Source excerpt –
## START

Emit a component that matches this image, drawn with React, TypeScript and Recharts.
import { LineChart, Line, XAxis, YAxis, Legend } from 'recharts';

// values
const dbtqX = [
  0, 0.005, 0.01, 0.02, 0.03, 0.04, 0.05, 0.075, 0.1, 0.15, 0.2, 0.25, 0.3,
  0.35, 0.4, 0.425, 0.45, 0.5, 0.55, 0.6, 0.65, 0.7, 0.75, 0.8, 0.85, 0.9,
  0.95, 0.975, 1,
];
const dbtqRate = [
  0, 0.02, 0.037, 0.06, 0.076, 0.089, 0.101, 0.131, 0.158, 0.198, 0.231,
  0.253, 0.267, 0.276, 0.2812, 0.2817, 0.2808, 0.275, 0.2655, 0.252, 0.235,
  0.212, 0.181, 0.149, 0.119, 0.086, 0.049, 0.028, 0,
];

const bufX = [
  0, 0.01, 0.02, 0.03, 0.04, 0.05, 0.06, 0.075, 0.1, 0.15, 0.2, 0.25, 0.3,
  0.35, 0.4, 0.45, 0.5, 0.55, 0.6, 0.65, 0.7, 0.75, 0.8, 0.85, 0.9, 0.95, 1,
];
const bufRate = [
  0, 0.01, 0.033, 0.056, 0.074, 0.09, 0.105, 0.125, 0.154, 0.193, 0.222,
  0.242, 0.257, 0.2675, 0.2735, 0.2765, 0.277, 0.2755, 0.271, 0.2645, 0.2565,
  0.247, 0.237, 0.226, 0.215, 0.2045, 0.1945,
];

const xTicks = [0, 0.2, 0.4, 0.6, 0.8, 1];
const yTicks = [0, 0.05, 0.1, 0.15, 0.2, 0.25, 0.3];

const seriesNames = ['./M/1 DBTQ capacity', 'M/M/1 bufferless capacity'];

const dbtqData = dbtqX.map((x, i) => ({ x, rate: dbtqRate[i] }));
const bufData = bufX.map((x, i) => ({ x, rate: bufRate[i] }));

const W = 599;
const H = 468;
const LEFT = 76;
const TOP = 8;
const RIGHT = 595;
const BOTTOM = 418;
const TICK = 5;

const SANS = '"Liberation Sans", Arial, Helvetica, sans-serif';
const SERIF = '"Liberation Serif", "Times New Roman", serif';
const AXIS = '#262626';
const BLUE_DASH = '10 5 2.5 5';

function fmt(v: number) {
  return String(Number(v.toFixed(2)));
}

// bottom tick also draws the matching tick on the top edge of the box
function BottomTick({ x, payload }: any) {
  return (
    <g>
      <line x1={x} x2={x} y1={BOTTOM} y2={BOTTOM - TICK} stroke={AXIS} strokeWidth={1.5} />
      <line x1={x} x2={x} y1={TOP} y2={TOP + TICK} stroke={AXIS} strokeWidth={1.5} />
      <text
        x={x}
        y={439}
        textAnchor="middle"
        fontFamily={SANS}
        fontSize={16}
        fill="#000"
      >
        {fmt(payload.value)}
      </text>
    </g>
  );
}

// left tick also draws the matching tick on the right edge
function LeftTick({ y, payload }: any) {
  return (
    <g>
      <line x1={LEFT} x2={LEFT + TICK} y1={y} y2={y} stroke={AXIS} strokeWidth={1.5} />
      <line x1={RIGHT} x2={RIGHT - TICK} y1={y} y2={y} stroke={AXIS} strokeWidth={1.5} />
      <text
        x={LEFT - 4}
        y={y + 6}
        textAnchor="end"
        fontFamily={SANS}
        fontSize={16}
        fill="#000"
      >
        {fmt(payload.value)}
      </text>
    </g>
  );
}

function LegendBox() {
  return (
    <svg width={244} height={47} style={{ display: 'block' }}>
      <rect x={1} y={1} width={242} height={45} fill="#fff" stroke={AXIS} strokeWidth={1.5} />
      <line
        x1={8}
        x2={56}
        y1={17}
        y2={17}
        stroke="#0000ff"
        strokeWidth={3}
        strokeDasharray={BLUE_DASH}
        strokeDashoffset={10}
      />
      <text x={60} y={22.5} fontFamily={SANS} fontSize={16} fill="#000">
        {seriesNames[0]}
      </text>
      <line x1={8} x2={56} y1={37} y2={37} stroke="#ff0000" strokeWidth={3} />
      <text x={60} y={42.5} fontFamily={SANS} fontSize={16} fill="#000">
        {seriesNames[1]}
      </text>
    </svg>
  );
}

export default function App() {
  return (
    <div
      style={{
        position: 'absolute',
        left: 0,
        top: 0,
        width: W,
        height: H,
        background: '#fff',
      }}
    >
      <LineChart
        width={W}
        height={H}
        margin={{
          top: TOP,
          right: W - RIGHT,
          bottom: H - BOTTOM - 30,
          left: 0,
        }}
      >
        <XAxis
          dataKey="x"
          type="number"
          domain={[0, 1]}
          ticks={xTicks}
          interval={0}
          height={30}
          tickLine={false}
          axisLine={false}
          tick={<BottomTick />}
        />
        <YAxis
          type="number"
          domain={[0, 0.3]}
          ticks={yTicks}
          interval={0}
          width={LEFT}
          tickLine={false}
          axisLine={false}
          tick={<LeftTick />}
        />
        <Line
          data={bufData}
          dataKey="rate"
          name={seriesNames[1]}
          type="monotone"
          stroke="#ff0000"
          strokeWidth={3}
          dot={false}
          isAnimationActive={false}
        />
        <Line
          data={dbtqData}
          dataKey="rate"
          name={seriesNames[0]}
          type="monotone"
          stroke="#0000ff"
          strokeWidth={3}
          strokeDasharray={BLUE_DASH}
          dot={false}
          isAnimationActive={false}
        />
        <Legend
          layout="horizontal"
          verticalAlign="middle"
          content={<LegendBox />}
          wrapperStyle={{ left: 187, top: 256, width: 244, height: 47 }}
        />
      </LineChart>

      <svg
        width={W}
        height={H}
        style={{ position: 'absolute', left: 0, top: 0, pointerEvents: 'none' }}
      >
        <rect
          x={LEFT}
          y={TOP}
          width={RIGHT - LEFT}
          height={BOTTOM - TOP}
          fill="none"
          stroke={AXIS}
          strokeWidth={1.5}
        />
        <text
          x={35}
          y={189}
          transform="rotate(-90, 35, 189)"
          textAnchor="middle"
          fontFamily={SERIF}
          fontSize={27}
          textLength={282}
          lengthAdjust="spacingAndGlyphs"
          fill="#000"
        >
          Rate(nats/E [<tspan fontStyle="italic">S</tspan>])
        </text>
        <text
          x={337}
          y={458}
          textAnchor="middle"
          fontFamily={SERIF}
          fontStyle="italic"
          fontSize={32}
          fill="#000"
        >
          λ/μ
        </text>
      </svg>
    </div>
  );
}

## END

The problem –
Print out the whole listing exactly as it appears.

Answer to the problem –
Emit a component that matches this image, drawn with React, TypeScript and Recharts.
import { LineChart, Line, XAxis, YAxis, Legend } from 'recharts';

// values
const dbtqX = [
  0, 0.005, 0.01, 0.02, 0.03, 0.04, 0.05, 0.075, 0.1, 0.15, 0.2, 0.25, 0.3,
  0.35, 0.4, 0.425, 0.45, 0.5, 0.55, 0.6, 0.65, 0.7, 0.75, 0.8, 0.85, 0.9,
  0.95, 0.975, 1,
];
const dbtqRate = [
  0, 0.02, 0.037, 0.06, 0.076, 0.089, 0.101, 0.131, 0.158, 0.198, 0.231,
  0.253, 0.267, 0.276, 0.2812, 0.2817, 0.2808, 0.275, 0.2655, 0.252, 0.235,
  0.212, 0.181, 0.149, 0.119, 0.086, 0.049, 0.028, 0,
];

const bufX = [
  0, 0.01, 0.02, 0.03, 0.04, 0.05, 0.06, 0.075, 0.1, 0.15, 0.2, 0.25, 0.3,
  0.35, 0.4, 0.45, 0.5, 0.55, 0.6, 0.65, 0.7, 0.75, 0.8, 0.85, 0.9, 0.95, 1,
];
const bufRate = [
  0, 0.01, 0.033, 0.056, 0.074, 0.09, 0.105, 0.125, 0.154, 0.193, 0.222,
  0.242, 0.257, 0.2675, 0.2735, 0.2765, 0.277, 0.2755, 0.271, 0.2645, 0.2565,
  0.247, 0.237, 0.226, 0.215, 0.2045, 0.1945,
];

const xTicks = [0, 0.2, 0.4, 0.6, 0.8, 1];
const yTicks = [0, 0.05, 0.1, 0.15, 0.2, 0.25, 0.3];

const seriesNames = ['./M/1 DBTQ capacity', 'M/M/1 bufferless capacity'];

const dbtqData = dbtqX.map((x, i) => ({ x, rate: dbtqRate[i] }));
const bufData = bufX.map((x, i) => ({ x, rate: bufRate[i] }));

const W = 599;
const H = 468;
const LEFT = 76;
const TOP = 8;
const RIGHT = 595;
const BOTTOM = 418;
const TICK = 5;

const SANS = '"Liberation Sans", Arial, Helvetica, sans-serif';
const SERIF = '"Liberation Serif", "Times New Roman", serif';
const AXIS = '#262626';
const BLUE_DASH = '10 5 2.5 5';

function fmt(v: number) {
  return String(Number(v.toFixed(2)));
}

// bottom tick also draws the matching tick on the top edge of the box
function BottomTick({ x, payload }: any) {
  return (
    <g>
      <line x1={x} x2={x} y1={BOTTOM} y2={BOTTOM - TICK} stroke={AXIS} strokeWidth={1.5} />
      <line x1={x} x2={x} y1={TOP} y2={TOP + TICK} stroke={AXIS} strokeWidth={1.5} />
      <text
        x={x}
        y={439}
        textAnchor="middle"
        fontFamily={SANS}
        fontSize={16}
        fill="#000"
      >
        {fmt(payload.value)}
      </text>
    </g>
  );
}

// left tick also draws the matching tick on the right edge
function LeftTick({ y, payload }: any) {
  return (
    <g>
      <line x1={LEFT} x2={LEFT + TICK} y1={y} y2={y} stroke={AXIS} strokeWidth={1.5} />
      <line x1={RIGHT} x2={RIGHT - TICK} y1={y} y2={y} stroke={AXIS} strokeWidth={1.5} />
      <text
        x={LEFT - 4}
        y={y + 6}
        textAnchor="end"
        fontFamily={SANS}
        fontSize={16}
        fill="#000"
      >
        {fmt(payload.value)}
      </text>
    </g>
  );
}

function LegendBox() {
  return (
    <svg width={244} height={47} style={{ display: 'block' }}>
      <rect x={1} y={1} width={242} height={45} fill="#fff" stroke={AXIS} strokeWidth={1.5} />
      <line
        x1={8}
        x2={56}
        y1={17}
        y2={17}
        stroke="#0000ff"
        strokeWidth={3}
        strokeDasharray={BLUE_DASH}
        strokeDashoffset={10}
      />
      <text x={60} y={22.5} fontFamily={SANS} fontSize={16} fill="#000">
        {seriesNames[0]}
      </text>
      <line x1={8} x2={56} y1={37} y2={37} stroke="#ff0000" strokeWidth={3} />
      <text x={60} y={42.5} fontFamily={SANS} fontSize={16} fill="#000">
        {seriesNames[1]}
      </text>
    </svg>
  );
}

export default function App() {
  return (
    <div
      style={{
        position: 'absolute',
        left: 0,
        top: 0,
        width: W,
        height: H,
        background: '#fff',
      }}
    >
      <LineChart
        width={W}
        height={H}
        margin={{
          top: TOP,
          right: W - RIGHT,
          bottom: H - BOTTOM - 30,
          left: 0,
        }}
      >
        <XAxis
          dataKey="x"
          type="number"
          domain={[0, 1]}
          ticks={xTicks}
          interval={0}
          height={30}
          tickLine={false}
          axisLine={false}
          tick={<BottomTick />}
        />
        <YAxis
          type="number"
          domain={[0, 0.3]}
          ticks={yTicks}
          interval={0}
          width={LEFT}
          tickLine={false}
          axisLine={false}
          tick={<LeftTick />}
        />
        <Line
          data={bufData}
          dataKey="rate"
          name={seriesNames[1]}
          type="monotone"
          stroke="#ff0000"
          strokeWidth={3}
          dot={false}
          isAnimationActive={false}
        />
        <Line
          data={dbtqData}
          dataKey="rate"
          name={seriesNames[0]}
          type="monotone"
          stroke="#0000ff"
          strokeWidth={3}
          strokeDasharray={BLUE_DASH}
          dot={false}
          isAnimationActive={false}
        />
        <Legend
          layout="horizontal"
          verticalAlign="middle"
          content={<LegendBox />}
          wrapperStyle={{ left: 187, top: 256, width: 244, height: 47 }}
        />
      </LineChart>

      <svg
        width={W}
        height={H}
        style={{ position: 'absolute', left: 0, top: 0, pointerEvents: 'none' }}
      >
        <rect
          x={LEFT}
          y={TOP}
          width={RIGHT - LEFT}
          height={BOTTOM - TOP}
          fill="none"
          stroke={AXIS}
          strokeWidth={1.5}
        />
        <text
          x={35}
          y={189}
          transform="rotate(-90, 35, 189)"
          textAnchor="middle"
          fontFamily={SERIF}
          fontSize={27}
          textLength={282}
          lengthAdjust="spacingAndGlyphs"
          fill="#000"
        >
          Rate(nats/E [<tspan fontStyle="italic">S</tspan>])
        </text>
        <text
          x={337}
          y={458}
          textAnchor="middle"
          fontFamily={SERIF}
          fontStyle="italic"
          fontSize={32}
          fill="#000"
        >
          λ/μ
        </text>
      </svg>
    </div>
  );
}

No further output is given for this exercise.